* [Your objective]: Return, exactly as written, the run of lines that begins at the line containing "What matplotlib code" and ends at the line containing "plt.rcParams['font.family'] = ['Liberation". Nothing outside that run belongs in the answer.

* [Material for this exercise]:
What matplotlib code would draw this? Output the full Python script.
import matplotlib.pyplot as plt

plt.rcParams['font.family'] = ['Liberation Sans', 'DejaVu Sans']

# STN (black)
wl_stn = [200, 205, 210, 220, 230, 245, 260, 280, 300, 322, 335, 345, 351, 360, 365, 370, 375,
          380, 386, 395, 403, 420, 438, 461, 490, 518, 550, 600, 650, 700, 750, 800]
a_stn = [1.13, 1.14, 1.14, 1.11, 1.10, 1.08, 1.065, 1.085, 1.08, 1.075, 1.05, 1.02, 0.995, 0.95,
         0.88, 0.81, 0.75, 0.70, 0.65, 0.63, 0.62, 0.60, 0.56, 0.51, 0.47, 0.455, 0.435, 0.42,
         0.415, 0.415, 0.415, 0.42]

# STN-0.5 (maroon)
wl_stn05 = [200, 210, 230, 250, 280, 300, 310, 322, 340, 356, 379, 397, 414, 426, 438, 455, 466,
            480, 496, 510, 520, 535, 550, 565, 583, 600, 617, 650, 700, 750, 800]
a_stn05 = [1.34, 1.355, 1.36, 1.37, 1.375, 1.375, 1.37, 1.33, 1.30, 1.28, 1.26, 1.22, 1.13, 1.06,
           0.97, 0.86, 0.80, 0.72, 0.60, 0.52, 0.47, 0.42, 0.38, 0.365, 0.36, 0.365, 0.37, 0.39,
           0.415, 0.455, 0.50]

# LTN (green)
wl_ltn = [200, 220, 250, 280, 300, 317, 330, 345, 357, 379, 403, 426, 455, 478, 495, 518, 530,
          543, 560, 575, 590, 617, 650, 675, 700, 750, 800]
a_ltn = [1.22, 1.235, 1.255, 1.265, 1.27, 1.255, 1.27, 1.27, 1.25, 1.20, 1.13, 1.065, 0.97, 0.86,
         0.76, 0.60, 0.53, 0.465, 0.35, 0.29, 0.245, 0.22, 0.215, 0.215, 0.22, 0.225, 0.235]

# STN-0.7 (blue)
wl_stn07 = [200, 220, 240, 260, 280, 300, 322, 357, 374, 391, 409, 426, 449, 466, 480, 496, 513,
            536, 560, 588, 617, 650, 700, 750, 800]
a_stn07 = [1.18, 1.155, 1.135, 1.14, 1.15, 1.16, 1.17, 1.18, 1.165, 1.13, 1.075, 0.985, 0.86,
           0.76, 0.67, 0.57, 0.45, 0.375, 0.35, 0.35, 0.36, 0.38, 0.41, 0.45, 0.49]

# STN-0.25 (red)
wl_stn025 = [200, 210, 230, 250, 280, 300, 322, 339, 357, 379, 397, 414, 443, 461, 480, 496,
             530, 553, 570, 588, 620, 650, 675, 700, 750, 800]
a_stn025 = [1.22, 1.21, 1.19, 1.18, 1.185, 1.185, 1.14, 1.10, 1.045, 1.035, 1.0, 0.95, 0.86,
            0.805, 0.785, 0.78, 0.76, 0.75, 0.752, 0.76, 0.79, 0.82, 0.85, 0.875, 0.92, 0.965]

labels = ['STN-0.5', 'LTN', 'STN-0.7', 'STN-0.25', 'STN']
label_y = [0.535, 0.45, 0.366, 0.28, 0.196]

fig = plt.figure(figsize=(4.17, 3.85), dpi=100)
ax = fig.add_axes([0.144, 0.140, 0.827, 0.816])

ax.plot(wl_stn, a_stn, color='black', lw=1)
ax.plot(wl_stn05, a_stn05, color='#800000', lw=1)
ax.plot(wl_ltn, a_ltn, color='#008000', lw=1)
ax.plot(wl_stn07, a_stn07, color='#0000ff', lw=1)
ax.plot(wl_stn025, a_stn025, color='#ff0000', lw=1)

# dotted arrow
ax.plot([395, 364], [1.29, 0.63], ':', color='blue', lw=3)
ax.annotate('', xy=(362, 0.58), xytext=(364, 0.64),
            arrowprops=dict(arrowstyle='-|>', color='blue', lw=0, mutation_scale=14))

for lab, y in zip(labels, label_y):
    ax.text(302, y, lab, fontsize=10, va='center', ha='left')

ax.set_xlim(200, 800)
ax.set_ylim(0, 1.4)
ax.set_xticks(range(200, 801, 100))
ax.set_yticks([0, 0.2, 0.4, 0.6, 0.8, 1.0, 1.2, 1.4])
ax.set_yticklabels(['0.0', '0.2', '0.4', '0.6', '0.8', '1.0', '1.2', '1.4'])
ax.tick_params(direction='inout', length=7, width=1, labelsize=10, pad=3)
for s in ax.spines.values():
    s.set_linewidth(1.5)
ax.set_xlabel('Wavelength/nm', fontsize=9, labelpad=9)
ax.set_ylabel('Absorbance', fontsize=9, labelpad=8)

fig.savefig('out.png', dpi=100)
--
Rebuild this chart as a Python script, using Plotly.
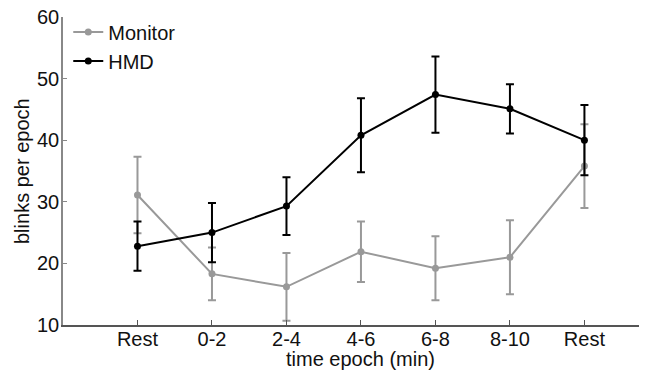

* [Exercise answer]:
What matplotlib code would draw this? Output the full Python script.
import matplotlib.pyplot as plt

plt.rcParams['font.family'] = ['Liberation Sans', 'DejaVu Sans']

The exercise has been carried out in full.